Random Forest Applications in Clinical and Experimental Research: a Guide for Humans
2020-11-12
Chapter 1 Introduction
1.1 From a Tree to a Forest
If you want a forest, you need to start from tree. No different approach is needed in statistics. Random Forest (RF) is a technique that needs a heavy computational load but in its atomic components, it is based on the very much simpler Decision Tree [FIGURA TREE DA FARE]. If it is more familiar, you can imagine a decision tree also as a flow diagram where each block splits in two branches whether you answer “yes” or “no” to the question asked in the block. The last block is your outcome variable(s), your experimental question, while the previous variables of the chain are your predictors. Tree-based methods can be used for a large number of designs, with classification and regression to be the most popular. They are simple to employ and interpret but they are usually less accurate than their classical counterparts. And here it comes the forest. The intuition of Leo Breiman and colleagues (Breiman 2001) was that combining a large number of trees with different computational techniques can often result in dramatic improvements in accuracy. The drawback is that some interpretation clearness is lost, but can be regained quite easily further elaborating the results.
1.2 Trees on Steroids
In RF, the “forest” is build from a large number of decision trees that work as an ensemble, where multiple learning algorithms are are combined to get better predictions that could be obtained but each single algorithm.

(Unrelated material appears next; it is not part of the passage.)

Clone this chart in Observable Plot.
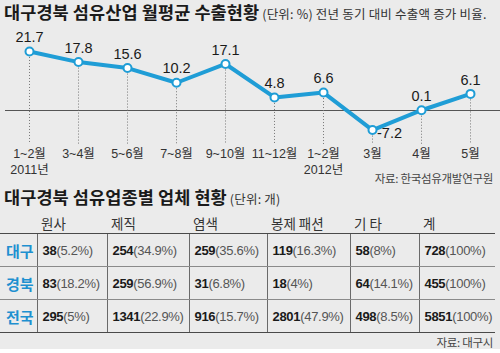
<!DOCTYPE html>
<html><head><meta charset="utf-8">
<script src="https://cdn.jsdelivr.net/npm/d3@7"></script>
<script src="https://cdn.jsdelivr.net/npm/@observablehq/plot@0.6"></script>
<style>
body{margin:0;background:#fff;}
#wrap{position:relative;width:500px;height:349px;background:#ebebeb;overflow:hidden;font-family:"Liberation Sans","Noto Sans CJK KR",sans-serif;color:#222;}
.title{position:absolute;left:4px;white-space:nowrap;font-family:"Noto Sans CJK KR",sans-serif;line-height:20px;}
.title b{font-size:17.5px;font-weight:bold;letter-spacing:0.1px;color:#1a1a1a;}
.title span{font-size:12.5px;color:#333;letter-spacing:0.2px;margin-left:3px;}
.src{position:absolute;right:7px;font-family:"Noto Sans CJK KR",sans-serif;font-size:11.5px;color:#444;letter-spacing:-0.3px;line-height:14px;}
#chart{position:absolute;left:0;top:28px;}
#tbl{position:absolute;left:0;top:212px;border-collapse:collapse;table-layout:fixed;width:495px;}
#tbl th{font-weight:normal;font-family:"Noto Sans CJK KR",sans-serif;font-size:13.5px;color:#333;text-align:left;padding:0 0 0 4px;height:21px;border-bottom:1.5px solid #4a4a4a;vertical-align:middle;}
#tbl td{height:32px;padding:0 0 0 5px;border-bottom:1px solid #8a8a8a;border-left:1px solid #6a6a6a;white-space:nowrap;font-size:13px;vertical-align:middle;letter-spacing:-0.3px;}
#tbl tr:last-child td{border-bottom:1.5px solid #4a4a4a;}
#tbl td.rg{border-left:none;padding-left:6px;font-family:"Noto Sans CJK KR",sans-serif;font-weight:bold;color:#1e90d0;font-size:15px;letter-spacing:0;}
#tbl td b{color:#1a1a1a;font-weight:bold;}
#tbl td span{color:#555;}
</style></head>
<body>
<div id="wrap">
  <div class="title" style="top:2px"><b>대구경북 섬유산업 월평균 수출현황</b><span>(단위: %) 전년 동기 대비 수출액 증가 비율.</span></div>
  <div id="chart"></div>
  <div class="src" style="top:171px">자료: 한국섬유개발연구원</div>
  <div class="title" style="top:187px"><b>대구경북 섬유업종별 업체 현황</b><span>(단위: 개)</span></div>
  <table id="tbl"></table>
  <div class="src" style="top:335px">자료: 대구시</div>
</div>
<script>
// ---- line chart data ----
const periods = ["1~2월","3~4월","5~6월","7~8월","9~10월","11~12월","1~2월","3월","4월","5월"];
const years   = ["2011년","","","","","","2012년","","",""];
const growth  = [21.7,17.8,15.6,10.2,17.1,4.8,6.6,-7.2,0.1,6.1];

// ---- table data ----
const columns = ["원사","제직","염색","봉제 패션","기 타","계"];
const regions = ["대구","경북","전국"];
const countsDaegu = [38,254,259,119,58,728];
const countsGyeongbuk = [83,259,31,18,64,455];
const countsNation = [295,1341,916,2801,498,5851];
const sharesDaegu = ["5.2","34.9","35.6","16.3","8","100"];
const sharesGyeongbuk = ["18.2","56.9","6.8","4","14.1","100"];
const sharesNation = ["5","22.9","15.7","47.9","8.5","100"];

const blue = "#1f9dd6";
const data = growth.map((v, i) => ({i, v}));
const yMin = -12.5;
const chart = Plot.plot({
  width: 500, height: 150,
  marginTop: 14, marginBottom: 34, marginLeft: 5, marginRight: 0,
  x: {type: "point", domain: d3.range(periods.length), range: [28.5, 470], padding: 0, axis: null, label: null},
  y: {domain: [yMin, 25], range: [116, 14], axis: null, label: null},
  style: {background: "transparent", fontFamily: "'Liberation Sans','Noto Sans CJK KR',sans-serif", overflow: "visible"},
  marks: [
    Plot.ruleY([0], {stroke: "#555", strokeWidth: 1}),
    Plot.ruleX(data, {x: "i", y1: "v", y2: yMin, stroke: "#777", strokeWidth: 1, strokeDasharray: "1,2"}),
    Plot.line(data, {x: "i", y: "v", stroke: blue, strokeWidth: 4, strokeLinejoin: "round"}),
    Plot.dot(data, {x: "i", y: "v", r: 4, fill: "white", stroke: blue, strokeWidth: 2}),
    Plot.text(data.filter(d => d.v >= 0), {x: "i", y: "v", text: d => d.v.toFixed(1), dy: -14, fontSize: 14.5, fill: "#1a1a1a"}),
    Plot.text(data.filter(d => d.v < 0), {x: "i", y: "v", text: d => d.v.toFixed(1), dx: 17, dy: 3, fontSize: 14.5, fill: "#1a1a1a"}),
    Plot.axisX({tickSize: 0, tickPadding: 5, tickFormat: i => periods[i], label: null, fontSize: 12.5, fill: "#333"}),
    Plot.axisX({tickSize: 0, tickPadding: 21, tickFormat: i => years[i], label: null, fontSize: 12.5, fill: "#333"})
  ]
});
document.getElementById("chart").appendChild(chart);

// ---- table ----
const counts = [countsDaegu, countsGyeongbuk, countsNation];
const shares = [sharesDaegu, sharesGyeongbuk, sharesNation];
const widths = [37, 70, 82, 78, 83, 69, 76];
const tbl = document.getElementById("tbl");
const cg = document.createElement("colgroup");
widths.forEach(w => { const c = document.createElement("col"); c.style.width = w + "px"; cg.appendChild(c); });
tbl.appendChild(cg);
const hr = document.createElement("tr");
hr.appendChild(document.createElement("th"));
columns.forEach(c => { const th = document.createElement("th"); th.textContent = c; hr.appendChild(th); });
tbl.appendChild(hr);
regions.forEach((r, ri) => {
  const tr = document.createElement("tr");
  const td0 = document.createElement("td"); td0.className = "rg"; td0.textContent = r; tr.appendChild(td0);
  columns.forEach((c, ci) => {
    const td = document.createElement("td");
    const b = document.createElement("b"); b.textContent = counts[ri][ci];
    const s = document.createElement("span"); s.textContent = "(" + shares[ri][ci] + "%)";
    td.appendChild(b); td.appendChild(s);
    tr.appendChild(td);
  });
  tbl.appendChild(tr);
});
</script>
</body></html>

In practice, the simplest question to ask to a RF model is whether, based on its characteristics (variables), a patient is predicted to belong to a specific group (e.g. with a disease or not). The RF algorithm thus forms a large number of decision trees obtained from sampling randomly from the available data. Each different tree then predicts the patient group based on the given subset of data. Finally, the most “voted” group is selected as the most probable one. The underlying philosophy is the wisdom of the crowd, wherea large number of uncorrelated trees operating as a committee will outperform each individual model. The low correlation between each tree model protects them from systematic errors and thus it is the key of RF performance. This is ensured by the random sampling of the data used for each tree that is called bagging (short for “bootstrap aggregation”)(James et al. 2013). Moreover, to further diminish the correlation among trees and get rid of noisy data that would increase the prediction variance, the RF algorithm randomizes also the variables to use to build a tree. The final result is a collection of trees that are not only trained on different data, but also on different variables to make a decision.